* Entries provided *
BEGIN

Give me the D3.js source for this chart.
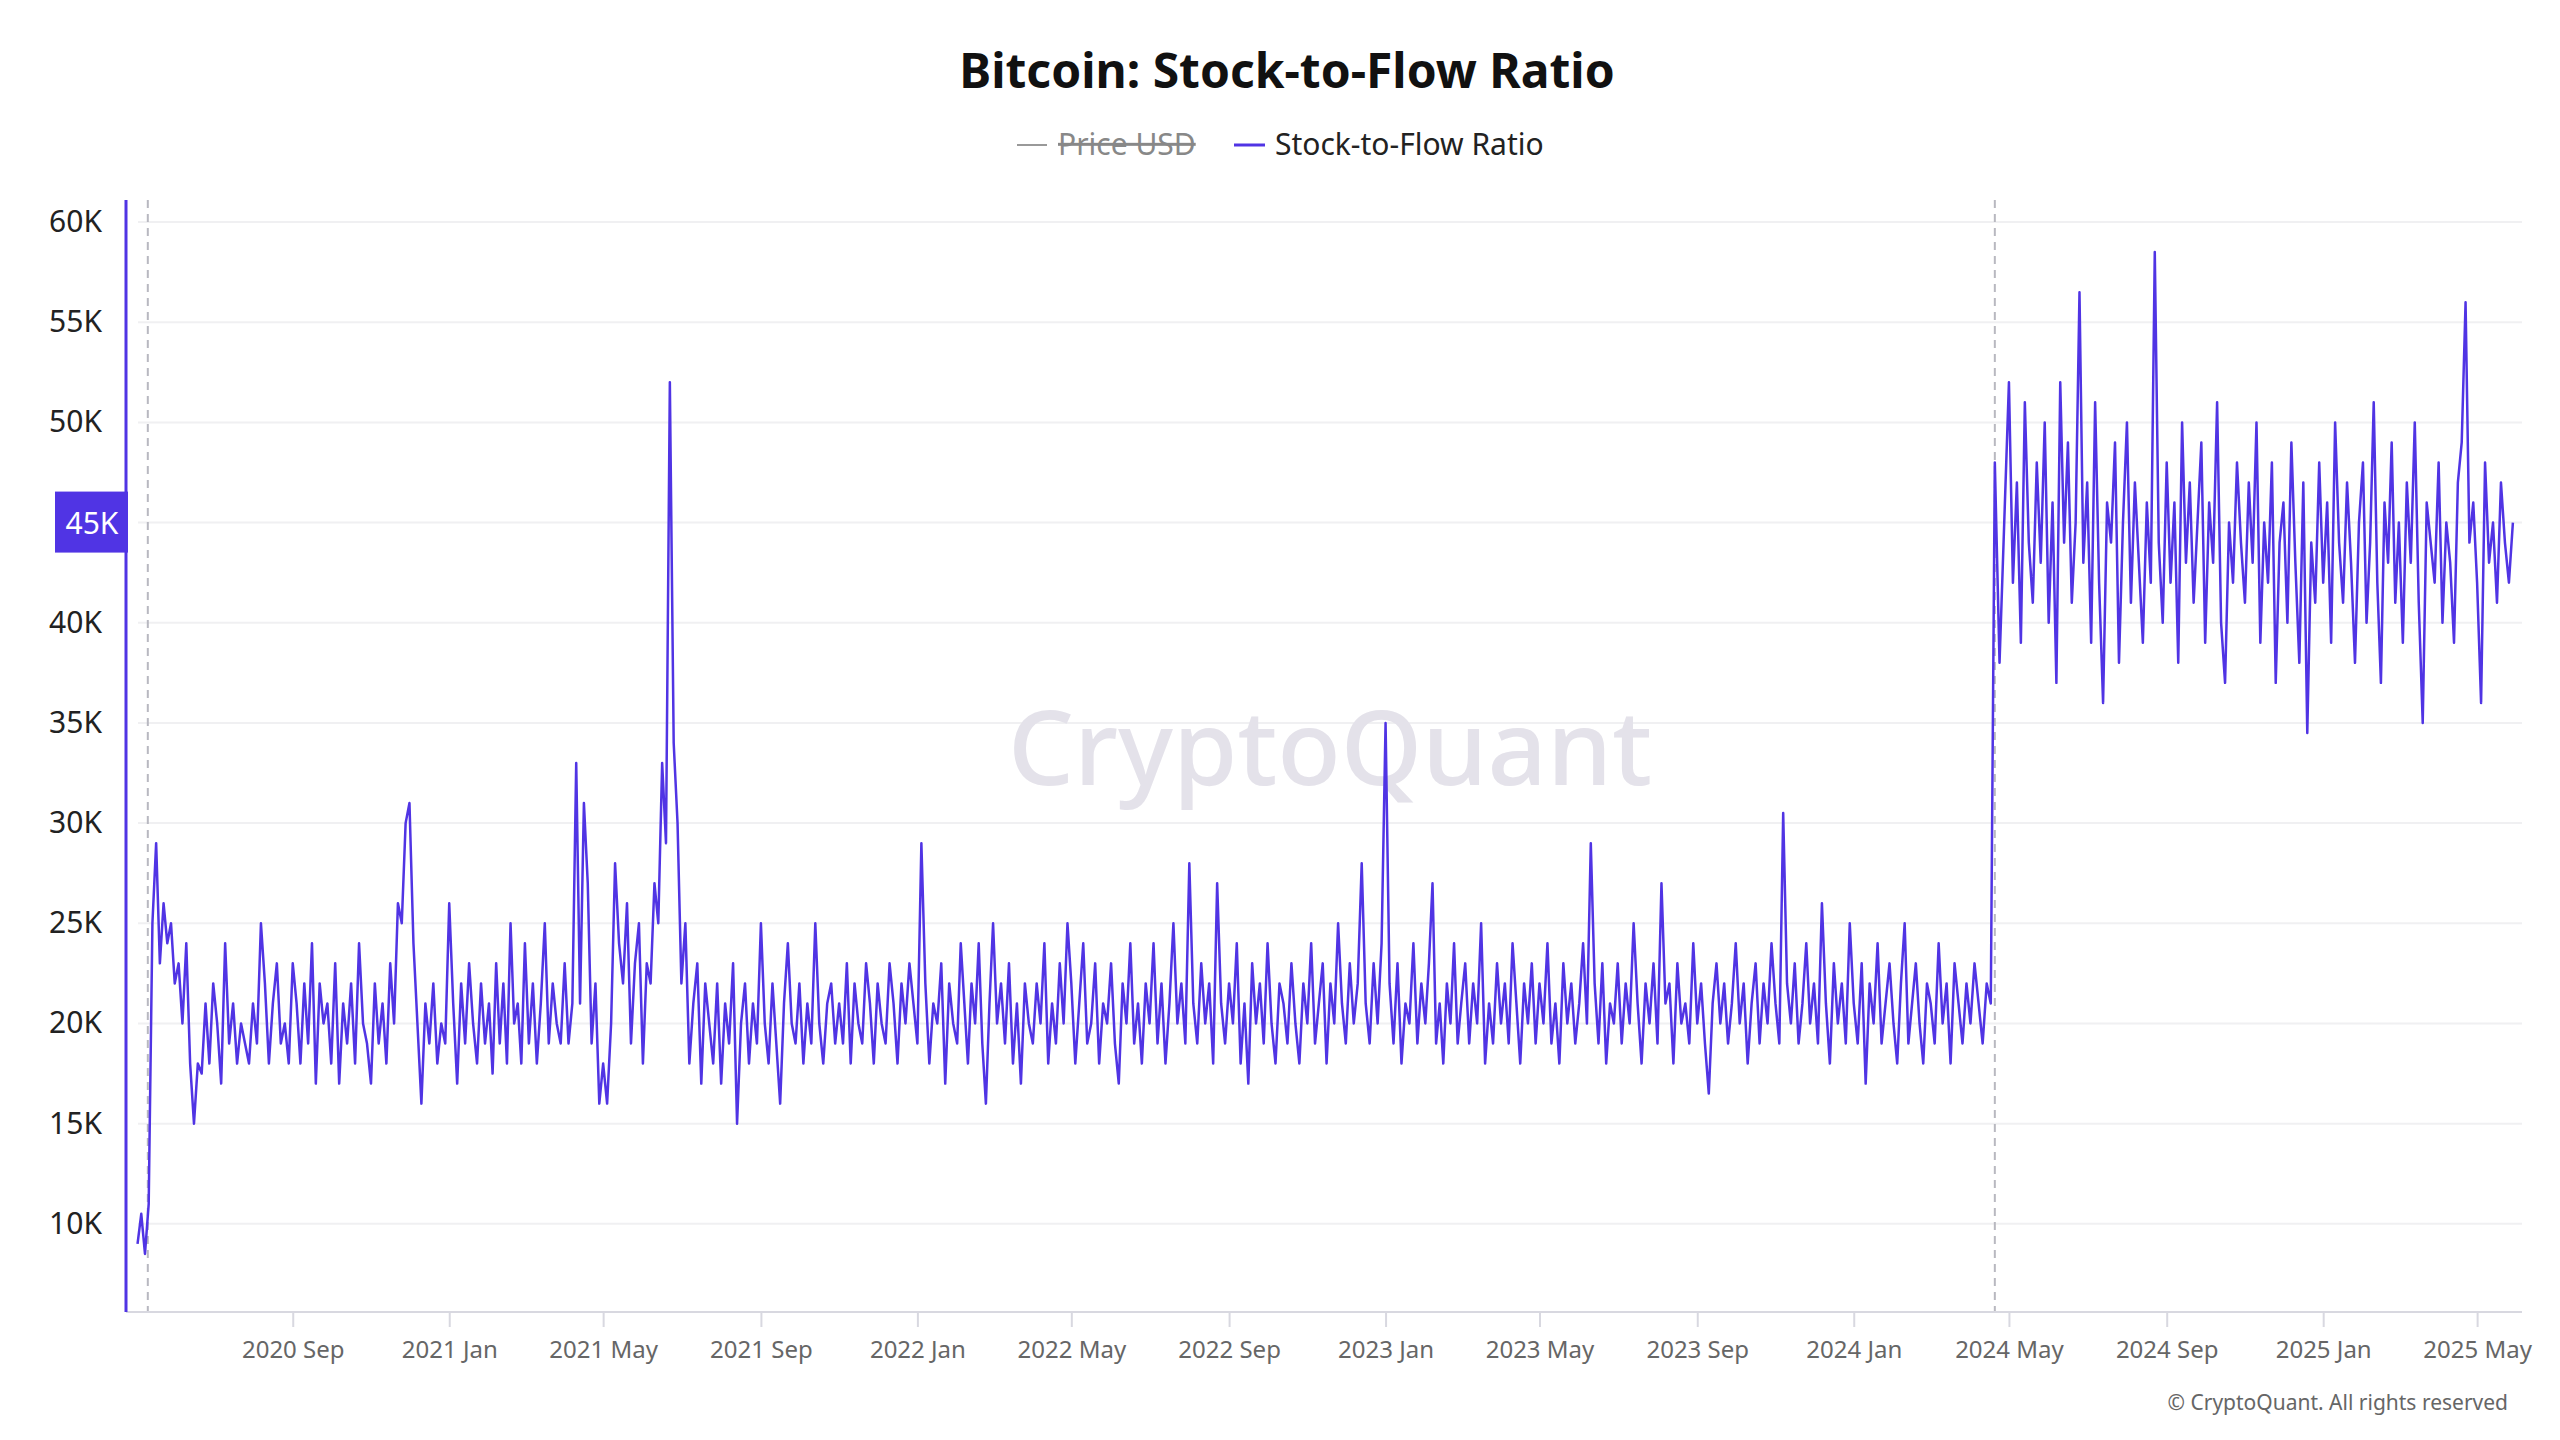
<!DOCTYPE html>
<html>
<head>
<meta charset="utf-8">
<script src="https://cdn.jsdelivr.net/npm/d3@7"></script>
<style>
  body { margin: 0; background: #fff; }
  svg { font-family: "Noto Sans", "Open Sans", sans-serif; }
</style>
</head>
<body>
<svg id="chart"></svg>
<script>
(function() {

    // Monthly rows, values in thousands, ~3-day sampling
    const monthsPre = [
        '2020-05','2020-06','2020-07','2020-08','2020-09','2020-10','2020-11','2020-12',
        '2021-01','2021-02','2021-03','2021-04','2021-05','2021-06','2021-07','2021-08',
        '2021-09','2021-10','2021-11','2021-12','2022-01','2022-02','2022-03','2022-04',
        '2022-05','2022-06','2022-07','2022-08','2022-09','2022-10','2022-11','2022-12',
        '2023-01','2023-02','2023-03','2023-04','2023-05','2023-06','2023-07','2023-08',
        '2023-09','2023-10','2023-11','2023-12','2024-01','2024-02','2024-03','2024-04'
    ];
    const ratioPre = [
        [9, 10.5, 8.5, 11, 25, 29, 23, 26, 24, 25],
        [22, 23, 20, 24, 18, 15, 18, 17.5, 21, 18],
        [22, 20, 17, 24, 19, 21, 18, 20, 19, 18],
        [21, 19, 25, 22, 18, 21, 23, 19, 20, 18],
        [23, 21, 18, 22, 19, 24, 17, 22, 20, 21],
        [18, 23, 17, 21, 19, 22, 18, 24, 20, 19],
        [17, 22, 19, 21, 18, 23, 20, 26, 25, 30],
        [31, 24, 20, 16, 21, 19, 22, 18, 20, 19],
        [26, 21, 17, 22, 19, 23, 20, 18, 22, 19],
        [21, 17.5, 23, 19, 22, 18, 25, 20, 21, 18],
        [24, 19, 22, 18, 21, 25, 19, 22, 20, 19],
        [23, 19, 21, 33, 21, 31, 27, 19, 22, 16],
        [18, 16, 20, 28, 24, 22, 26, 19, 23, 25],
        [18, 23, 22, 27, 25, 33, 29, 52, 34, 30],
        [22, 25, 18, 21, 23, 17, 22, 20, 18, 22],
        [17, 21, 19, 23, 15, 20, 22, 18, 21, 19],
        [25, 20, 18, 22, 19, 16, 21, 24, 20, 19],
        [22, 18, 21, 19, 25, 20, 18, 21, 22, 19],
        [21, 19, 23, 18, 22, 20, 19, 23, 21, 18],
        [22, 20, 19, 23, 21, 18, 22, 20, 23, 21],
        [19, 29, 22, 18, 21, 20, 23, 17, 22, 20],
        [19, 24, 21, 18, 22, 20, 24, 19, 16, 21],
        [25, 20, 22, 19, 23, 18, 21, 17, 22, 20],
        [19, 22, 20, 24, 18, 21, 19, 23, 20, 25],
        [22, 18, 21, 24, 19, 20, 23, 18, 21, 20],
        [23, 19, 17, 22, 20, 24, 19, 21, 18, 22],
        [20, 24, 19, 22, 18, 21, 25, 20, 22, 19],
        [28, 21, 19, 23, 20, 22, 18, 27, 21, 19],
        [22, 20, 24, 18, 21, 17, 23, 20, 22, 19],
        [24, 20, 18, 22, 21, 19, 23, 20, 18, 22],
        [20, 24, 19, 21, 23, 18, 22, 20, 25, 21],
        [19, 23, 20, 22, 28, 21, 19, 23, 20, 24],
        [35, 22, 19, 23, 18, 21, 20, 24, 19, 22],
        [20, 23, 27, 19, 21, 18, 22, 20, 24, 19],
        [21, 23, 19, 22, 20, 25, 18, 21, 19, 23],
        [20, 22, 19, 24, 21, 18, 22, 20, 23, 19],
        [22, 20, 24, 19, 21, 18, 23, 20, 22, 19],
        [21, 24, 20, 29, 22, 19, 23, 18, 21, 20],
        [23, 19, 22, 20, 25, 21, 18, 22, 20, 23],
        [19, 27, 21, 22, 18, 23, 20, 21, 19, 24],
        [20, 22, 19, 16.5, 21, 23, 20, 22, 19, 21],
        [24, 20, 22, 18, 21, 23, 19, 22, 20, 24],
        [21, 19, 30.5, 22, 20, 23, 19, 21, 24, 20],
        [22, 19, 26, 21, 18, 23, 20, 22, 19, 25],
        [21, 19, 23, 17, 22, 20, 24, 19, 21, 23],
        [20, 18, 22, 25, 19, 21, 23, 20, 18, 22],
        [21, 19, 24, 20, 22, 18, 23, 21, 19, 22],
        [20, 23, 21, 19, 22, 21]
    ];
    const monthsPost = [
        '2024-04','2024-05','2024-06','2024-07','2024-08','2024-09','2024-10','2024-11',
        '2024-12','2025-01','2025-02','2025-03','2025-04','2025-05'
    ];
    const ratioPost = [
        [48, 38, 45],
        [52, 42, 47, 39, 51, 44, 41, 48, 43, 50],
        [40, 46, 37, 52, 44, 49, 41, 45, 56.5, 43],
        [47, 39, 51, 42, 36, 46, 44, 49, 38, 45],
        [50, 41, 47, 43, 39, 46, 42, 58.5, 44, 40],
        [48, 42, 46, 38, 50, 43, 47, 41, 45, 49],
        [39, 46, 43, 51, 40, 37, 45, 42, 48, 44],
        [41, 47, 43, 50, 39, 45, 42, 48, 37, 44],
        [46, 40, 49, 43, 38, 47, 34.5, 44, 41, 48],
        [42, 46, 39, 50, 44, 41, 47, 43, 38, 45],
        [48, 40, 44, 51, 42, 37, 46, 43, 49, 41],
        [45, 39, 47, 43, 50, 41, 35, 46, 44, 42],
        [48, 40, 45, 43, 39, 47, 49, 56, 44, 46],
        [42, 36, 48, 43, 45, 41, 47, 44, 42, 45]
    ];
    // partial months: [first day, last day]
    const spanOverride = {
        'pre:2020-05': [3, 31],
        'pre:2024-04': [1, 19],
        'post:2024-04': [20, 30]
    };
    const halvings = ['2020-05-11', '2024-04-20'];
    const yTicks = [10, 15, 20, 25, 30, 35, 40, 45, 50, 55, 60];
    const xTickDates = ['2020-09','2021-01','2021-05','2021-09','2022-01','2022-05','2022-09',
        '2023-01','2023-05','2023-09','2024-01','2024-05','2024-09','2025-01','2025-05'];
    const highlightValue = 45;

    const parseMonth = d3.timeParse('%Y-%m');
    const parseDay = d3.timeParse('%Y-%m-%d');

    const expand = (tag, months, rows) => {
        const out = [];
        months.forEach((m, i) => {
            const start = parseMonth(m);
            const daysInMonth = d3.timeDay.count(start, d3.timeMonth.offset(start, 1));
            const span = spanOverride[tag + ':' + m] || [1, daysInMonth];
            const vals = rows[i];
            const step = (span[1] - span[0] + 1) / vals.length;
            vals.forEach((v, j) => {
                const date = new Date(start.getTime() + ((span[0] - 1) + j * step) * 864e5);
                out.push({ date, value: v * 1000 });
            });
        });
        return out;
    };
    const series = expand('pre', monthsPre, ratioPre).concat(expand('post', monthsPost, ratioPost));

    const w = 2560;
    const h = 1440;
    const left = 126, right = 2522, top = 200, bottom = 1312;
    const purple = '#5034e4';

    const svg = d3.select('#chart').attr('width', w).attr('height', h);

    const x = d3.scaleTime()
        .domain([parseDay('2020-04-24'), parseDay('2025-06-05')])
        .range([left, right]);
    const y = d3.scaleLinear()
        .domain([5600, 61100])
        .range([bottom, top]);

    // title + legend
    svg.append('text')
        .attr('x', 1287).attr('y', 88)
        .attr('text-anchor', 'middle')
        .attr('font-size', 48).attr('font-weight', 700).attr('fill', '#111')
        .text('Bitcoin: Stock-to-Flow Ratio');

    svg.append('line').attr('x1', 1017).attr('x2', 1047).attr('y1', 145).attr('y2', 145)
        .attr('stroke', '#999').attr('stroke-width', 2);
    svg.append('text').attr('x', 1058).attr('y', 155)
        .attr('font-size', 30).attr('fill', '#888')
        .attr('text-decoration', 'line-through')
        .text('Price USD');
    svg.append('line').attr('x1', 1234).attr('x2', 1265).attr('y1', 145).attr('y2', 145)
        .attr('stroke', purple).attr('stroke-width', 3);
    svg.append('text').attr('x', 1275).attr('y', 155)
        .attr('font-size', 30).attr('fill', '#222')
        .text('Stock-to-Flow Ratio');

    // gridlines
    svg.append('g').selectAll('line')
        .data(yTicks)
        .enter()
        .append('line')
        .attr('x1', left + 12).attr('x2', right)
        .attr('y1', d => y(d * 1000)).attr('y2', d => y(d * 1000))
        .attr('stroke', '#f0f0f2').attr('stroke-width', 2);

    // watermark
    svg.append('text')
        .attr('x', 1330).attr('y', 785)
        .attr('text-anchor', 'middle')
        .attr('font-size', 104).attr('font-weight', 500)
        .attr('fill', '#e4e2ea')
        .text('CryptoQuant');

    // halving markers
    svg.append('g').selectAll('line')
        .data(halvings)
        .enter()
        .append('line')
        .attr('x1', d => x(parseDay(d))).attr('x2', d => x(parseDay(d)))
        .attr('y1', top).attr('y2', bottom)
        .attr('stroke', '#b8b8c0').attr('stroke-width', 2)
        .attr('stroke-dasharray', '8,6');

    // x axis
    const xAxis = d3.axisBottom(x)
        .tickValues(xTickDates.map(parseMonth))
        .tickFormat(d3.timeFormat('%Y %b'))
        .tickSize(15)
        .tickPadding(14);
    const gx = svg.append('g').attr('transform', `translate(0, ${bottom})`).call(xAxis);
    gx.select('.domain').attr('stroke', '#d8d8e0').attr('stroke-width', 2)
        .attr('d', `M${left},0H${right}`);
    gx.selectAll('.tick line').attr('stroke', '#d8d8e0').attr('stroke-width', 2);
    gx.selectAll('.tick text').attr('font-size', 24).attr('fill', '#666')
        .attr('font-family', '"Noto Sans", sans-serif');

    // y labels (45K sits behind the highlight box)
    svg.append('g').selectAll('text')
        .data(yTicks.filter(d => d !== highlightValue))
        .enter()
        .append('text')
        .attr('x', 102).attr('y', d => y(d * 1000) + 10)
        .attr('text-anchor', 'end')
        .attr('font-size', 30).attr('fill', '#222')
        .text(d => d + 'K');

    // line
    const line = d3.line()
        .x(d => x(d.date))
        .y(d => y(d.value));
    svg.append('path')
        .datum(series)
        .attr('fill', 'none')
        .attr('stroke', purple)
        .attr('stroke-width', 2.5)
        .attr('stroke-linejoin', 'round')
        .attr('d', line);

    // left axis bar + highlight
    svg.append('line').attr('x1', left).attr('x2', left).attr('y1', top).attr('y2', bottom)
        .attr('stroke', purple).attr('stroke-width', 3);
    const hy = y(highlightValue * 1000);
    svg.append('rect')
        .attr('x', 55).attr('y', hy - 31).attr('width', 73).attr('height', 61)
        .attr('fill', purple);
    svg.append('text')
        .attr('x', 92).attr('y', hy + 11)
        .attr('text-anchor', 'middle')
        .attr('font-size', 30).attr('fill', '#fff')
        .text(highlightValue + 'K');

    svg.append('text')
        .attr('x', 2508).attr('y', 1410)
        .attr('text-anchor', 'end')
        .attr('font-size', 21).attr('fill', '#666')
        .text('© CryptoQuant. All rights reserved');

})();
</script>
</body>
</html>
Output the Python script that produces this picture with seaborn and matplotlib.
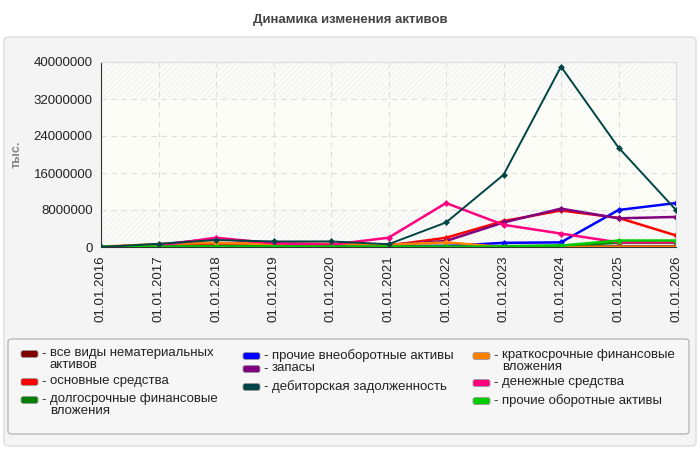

END

* What the task asks *
Filter the listing for the word "chart" and copy every line that holds it.

* Solution for this problem *
Give me the D3.js source for this chart.
<svg id="chart"></svg>
    const svg = d3.select('#chart').attr('width', w).attr('height', h);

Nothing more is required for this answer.